Fending off the ParentsAuthor(s): Jenna Russell, Globe Staff Date: November 20, 2002 Page: A1 Section: Metro/Region More students seeking acceptance to elite colleges are finding a surprising obstacle in their path - and it isn't low SAT scores or lackluster recommendations. It's their parents. Admissions officials at some prestigious universities say they are increasingly alarmed by aggressive tactics used by some parents who make repeated phone calls and sales pitches, refer to their child's application as "ours," and even issue threats. And after years of quietly enduring it, a few admissions officers are pushing back. When admissions professionals from around the country gathered recently in Washington, D.C., to identify emerging specialties within their field, they agreed that handling parents should be on the list.
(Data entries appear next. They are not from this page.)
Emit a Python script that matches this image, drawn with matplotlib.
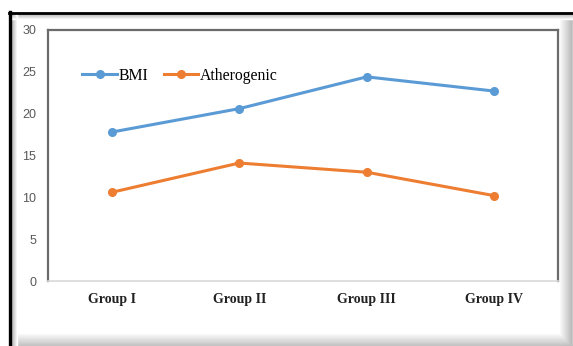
import matplotlib.pyplot as plt
import numpy as np
from matplotlib.lines import Line2D

groups = ["Group I", "Group II", "Group III", "Group IV"]
bmi = [17.8, 20.6, 24.4, 22.7]
atherogenic = [10.6, 14.1, 13.0, 10.2]
yticks = [0, 5, 10, 15, 20, 25, 30]

W, H = 573, 346
fig = plt.figure(figsize=(W / 100, H / 100), dpi=100)
fig.patch.set_facecolor("white")


def px_line(xs, ys, **kw):
    # line in pixel coordinates measured from the top-left corner
    fig.add_artist(Line2D([v / W for v in xs], [1 - v / H for v in ys],
                          transform=fig.transFigure, zorder=-1, **kw))


# picture frame: dark rule top/left, soft shadows along the inside
for i in range(12):
    t = i / 11
    px_line([561 + i] * 2, [13, H], color=str(0.97 - 0.25 * t), lw=1.1)
    px_line([12, 561 + i], [335 + i] * 2, color=str(0.97 - 0.22 * t), lw=1.1)
for i in range(6):
    g = str(0.72 + 0.28 * (i / 5))
    px_line([12 + i] * 2, [13, H], color=g, lw=1.0)
    px_line([12, W], [14 + i] * 2, color=g, lw=1.0)
px_line([10, 10], [12, H], color="black", lw=2.4)
px_line([9, W], [12.5, 12.5], color="black", lw=2.0)

ax = fig.add_axes([48 / W, (H - 281) / H, (558 - 48) / W, (281 - 30) / H])
x = np.arange(len(groups))
ax.plot(x, bmi, color="#5B9BD5", lw=2.2, marker="o", ms=5.5, label="BMI")
ax.plot(x, atherogenic, color="#ED7D31", lw=2.2, marker="o", ms=5.5,
        label="Atherogenic")

ax.set_xlim(-0.5, len(groups) - 0.5)
ax.set_ylim(0, 30)
ax.set_yticks(yticks)
ax.set_xticks(x)
ax.set_xticklabels(groups, family="Liberation Serif", fontweight="bold",
                   fontsize=10, color="#222222")
for lab in ax.get_yticklabels():
    lab.set_family("Liberation Sans")
    lab.set_fontsize(9)
    lab.set_color("#595959")
ax.tick_params(axis="both", length=0)
ax.tick_params(axis="y", pad=8.5)
ax.tick_params(axis="x", pad=9)

for side in ["top", "left", "right"]:
    ax.spines[side].set_color("#6b6b6b")
    ax.spines[side].set_linewidth(1.6)
ax.spines["bottom"].set_color("#d9d9d9")
ax.spines["bottom"].set_linewidth(1.2)

ax.legend(loc="upper left", bbox_to_anchor=(0.055, 0.875), ncol=2,
          frameon=False, prop={"family": "Liberation Serif", "size": 11.3},
          handlelength=2.2, handletextpad=0.1, columnspacing=1.0,
          borderaxespad=0)

fig.savefig("out.png", dpi=100)
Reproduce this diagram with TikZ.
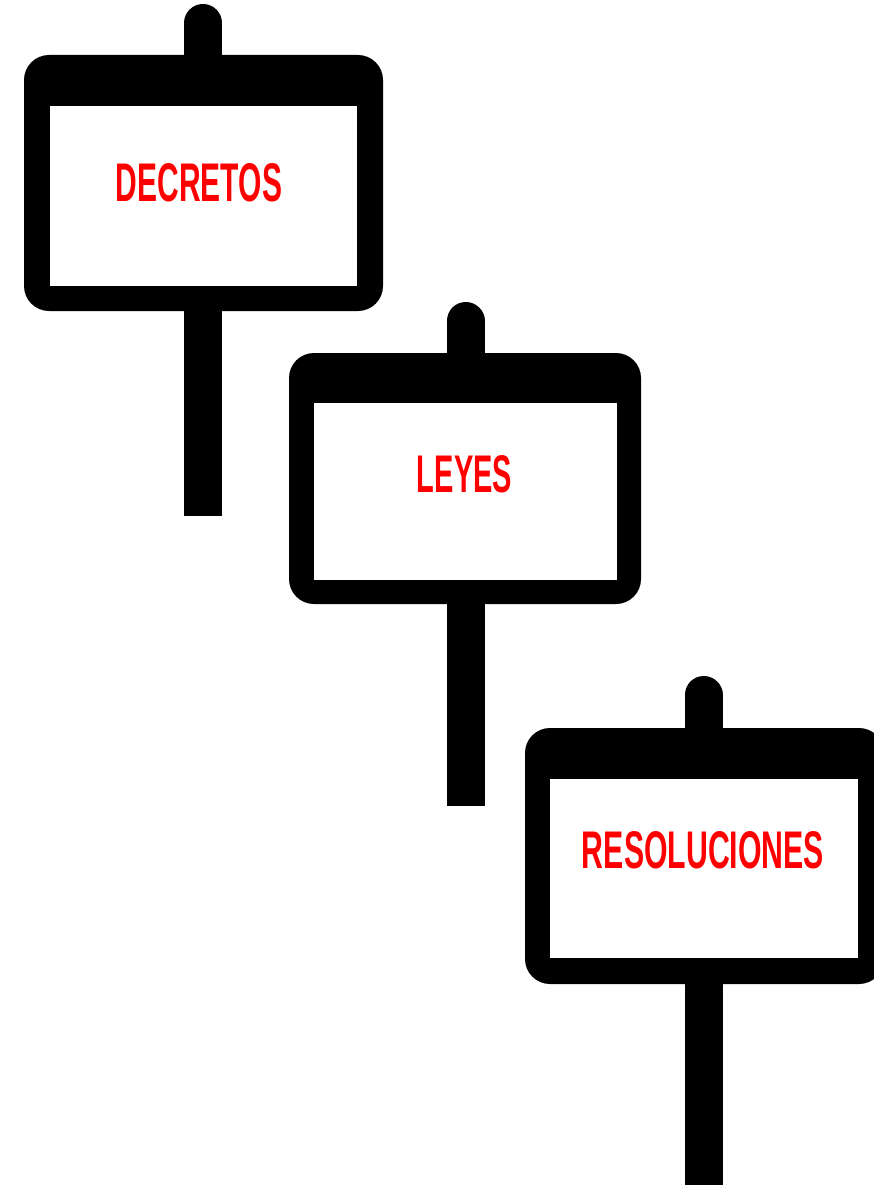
\documentclass[tikz,border=0pt]{standalone}
\usepackage{fontspec}
\setmainfont{Liberation Sans}
\usepackage{graphicx}
\begin{document}
\begin{tikzpicture}[x=1pt,y=-1pt,
  board/.style={fill=black,rounded corners=25pt},
  face/.style={fill=white},
  post/.style={line width=38pt,draw=black},
  toppost/.style={line width=38pt,draw=black,line cap=round},
  signtext/.style={text=red,inner sep=0pt,font=\bfseries}]
\useasboundingbox (0,0) rectangle (874,1185);
\clip (0,0) rectangle (874,1185);
% Sign 1
\draw[toppost] (203,23) -- (203,70);
\draw[post] (203,300) -- (203,516);
\fill[board] (24,55) rectangle (383,311);
\fill[face] (50,106) rectangle (357,286);
\node[signtext] (t1) at (199,183) {\resizebox{166pt}{38pt}{DECRETOS}};
% Sign 2
\draw[toppost] (465.5,321) -- (465.5,370);
\draw[post] (465.5,590) -- (465.5,806);
\fill[board] (289,353) rectangle (641,604);
\fill[face] (314,403) rectangle (617,580);
\node[signtext] (t2) at (464.5,474) {\resizebox{95pt}{37pt}{LEYES}};
% Sign 3
\draw[toppost] (703.5,695) -- (703.5,745);
\draw[post] (703.5,970) -- (703.5,1185);
\fill[board] (525,728) rectangle (884,984);
\fill[face] (550,779) rectangle (858,958);
\node[signtext] (t3) at (703,850) {\resizebox{242pt}{37pt}{RESOLUCIONES}};
\end{tikzpicture}
\end{document}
"I was taken aback, but there was no dissent," said Barmak Nassarian, associate executive director of the American Association of Collegiate Registrars and Admissions Officers, which hosted the meeting. At MIT, the dean of admission has started meeting with groups of parents and advising them, politely, to back off. "I'm going to be frank with you," Marilee Jones told about 50 parents at the Park School in Brookline last Thursday night. "Parents of college students are out of control." Some parents point back at the colleges and their complex admissions procedures that they say breed anxiety and confusion. Jones, who has worked in college admissions for 20 years and is the mother of a ninth-grader, said too many baby boomers are living vicariously through their children and finding it hard to let go. Their controlling tendencies are made worse by anxiety, as applicant pools expand, and top colleges grow more selective. Brad MacGowan, director of college counseling at Newton North High School, said most college counselors can point to cases where a parent's meddling backfired and contributed to a rejection. "If a parent's making phone calls, how can it look good, that the child can't dial 10 numbers and ask a question?" he said. Among college admissions officers, theories abound to explain the behavior of parents: They weren't involved when their children were small, and this is their last chance. They've invested time and money in a child's resume. They want to brag to their friends, and bask in the glow of an Ivy League acceptance. "They're so afraid that some other squeaky wheel is going to outparent them," said Linda Shapiro, a Newton-based college adviser and president of the New England Association for College Admissions Counseling. But the parents get credit for caring. "Any good parent wants the best for their child," McGrath Lewis said. At the meeting with parents last week, Jones projected a list of "don'ts" onto a screen in the auditorium: Don't fill out applications for children. Don't make phone calls to admissions offices. Don't refer to "our" application (a phrase she says she hears five or six times a week). And most important, never threaten anyone.
In April, after MIT's admissions decisions went out - accepting fewer than 2,000 of the more than 10,000 who applied - Jones took 100 calls from parents who wanted to know why their children did not get in. Five parents threatened to sue the university for unfairly rejecting their children.